Earmarking occurs when Congress allocates funds to specific recipients for specific purposes.
Legislators have long designated funds for highway and transit projects in their home districts, fulfilling commitments made to their constituents. But funds spent for strictly political reasons can divert financial support from potentially productive projects, bypassing formal evaluation processes, economic, social, and environmental appraisal of alternatives, and citizen involvement and debate.
Historically, research funding has not been earmarked, but recently that has been changing. Recipients of research funds traditionally have been selected by open competition and peer-review processes. Widely circulated announcements encouraged researchers to design studies for work on particular problems. Experts anonymously reviewed proposals and recommended the most promising for funding. Congress, however, has increasingly decided that specific universities, named in legislation, should carry out certain research projects and host certain research centers.
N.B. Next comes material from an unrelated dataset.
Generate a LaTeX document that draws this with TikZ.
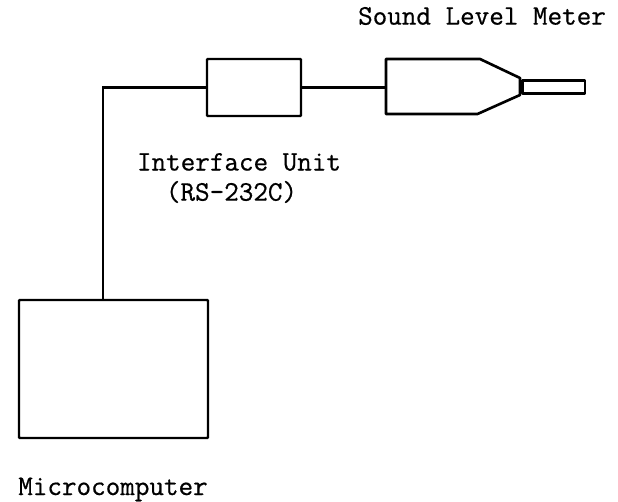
\documentclass[tikz,border=0pt]{standalone}
\usepackage{fontspec}
\setmonofont[FakeBold=0.6]{Latin Modern Mono}
\tikzset{
    unitbox/.style={draw,line width=1.4pt,rounded corners=0.5pt,inner sep=0pt},
    wire/.style={line width=1.3pt},
    caption/.style={inner sep=0pt,font=\ttfamily\bfseries\fontsize{16.1}{18}\selectfont}
}
\begin{document}
\begin{tikzpicture}
    \useasboundingbox (0,0) rectangle (12.36,10.02);
    % boxes
    \node[unitbox,minimum width=1.88cm,minimum height=1.14cm] (iface) at (5.08,8.27) {};
    \node[unitbox,minimum width=3.78cm,minimum height=2.76cm] (micro) at (2.27,2.64) {};
    \coordinate (port) at (2.06,4.02);
    \coordinate (meter) at (7.72,8.27);
    % sound level meter
    \draw[line width=1.5pt,line join=round] (meter) |- (9.6,8.84) -- (10.4,8.46) -- (10.4,8.12) -- (9.55,7.74) -| (meter);
    \draw[line width=1.6pt,line join=round] (10.45,8.41) rectangle (11.7,8.15);
    % connectors
    \draw[wire] (iface.west) -| (port);
    \draw[wire] (iface.east) -- (meter);
    % labels
    \node[caption] (metername) at (9.64,9.7) {Sound Level Meter};
    \node[caption] (ifacename) at (4.78,6.78) {Interface Unit};
    \node[caption] (ifaceport) at (4.63,6.18) {(RS-232C)};
    \node[caption] (microname) at (2.26,0.23) {Microcomputer};
\end{tikzpicture}
\end{document}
In fiscal year 1995 earmarks accounted for about 1 percent of USDOT expenditures on “research and technology,” but by 2003 they accounted for 14 percent. A striking example of this trend occurred in the Federal Highway Administration’s Research and Technology (R&T) program. In FY 1997, the last year of the Intermodal Surface Transportation Equity Act, approximately 12 percent of R&T was earmarked. The 1998 Transportation Equity Act for the 21st Century (TEA-21) increased earmarking to about 19 percent of TEA-21’s research authorizations for the next six years. Earmarks from the annual Congressional appropriations process increased the average level of earmarking during the TEA-21 years to 33 percent of the R&T program. Earmarking is even more extreme in some parts of the federal research program. The Technology Deployment Program, for example, saw earmarks in the range of 26 to 54 percent during the life of TEA-21. The Pavement Research Program was “over-earmarked” in some years—total amounts earmarked exceeded the funding set aside for those programs.
This shift to earmarked research funds raises questions about the quality and productivity of our national transportation research program. Open competition and peer review encourage scholars to prepare novel, comprehensive research proposals. Competitions judged by qualified reviewers require proposal writers to be thorough, innovative, and persuasive. Earmarking, in contrast, directs energy toward lobbying—toward persuading legislators who are powerful but often poorly informed about the substance of research. Presentations to elected officials may focus on the merits of geographic distribution of funds or on how many jobs might be created by an award rather than on the rigor of the intellectual work. At worst, persuasion of legislators may consist of little more than campaign contributions and appeals to the loyalty of alumni who hold seats in Congress.
Writing research proposals, reviewing them, evaluating alternatives, and reading researchers’ publications all broaden knowledge and thus further advance the field. Energies devoted to lobbying produce much smaller returns.
Earmarking can also have a deleterious effect on the USDOT, whose objectives include renewing the interstate highway system and improving safety. As earmarking grows, some research aimed at supporting these missions may be neglected or delayed. Public agencies often follow multi-year research and development plans involving numerous contracts which must be coordinated to achieve larger objectives transcending individual research projects. Earmarks designated without regard to overall research plans can sidetrack pro- grams and weaken an agency’s ability to fulfill its functions. The trend toward increased earmarking of transportation research funds must concern all who realize that America has led the world in applying science and technology to transportation. University research has been remarkably innovative and valuable precisely when it has been unrestrained, competitive, and apolitical. Earmarking can be part of a complex research and development strategy, but it should not dominate. There must be room left for agencies to plan their research programs and room for scholars to participate through competitive, independently conceived, and peer-reviewed transportation research.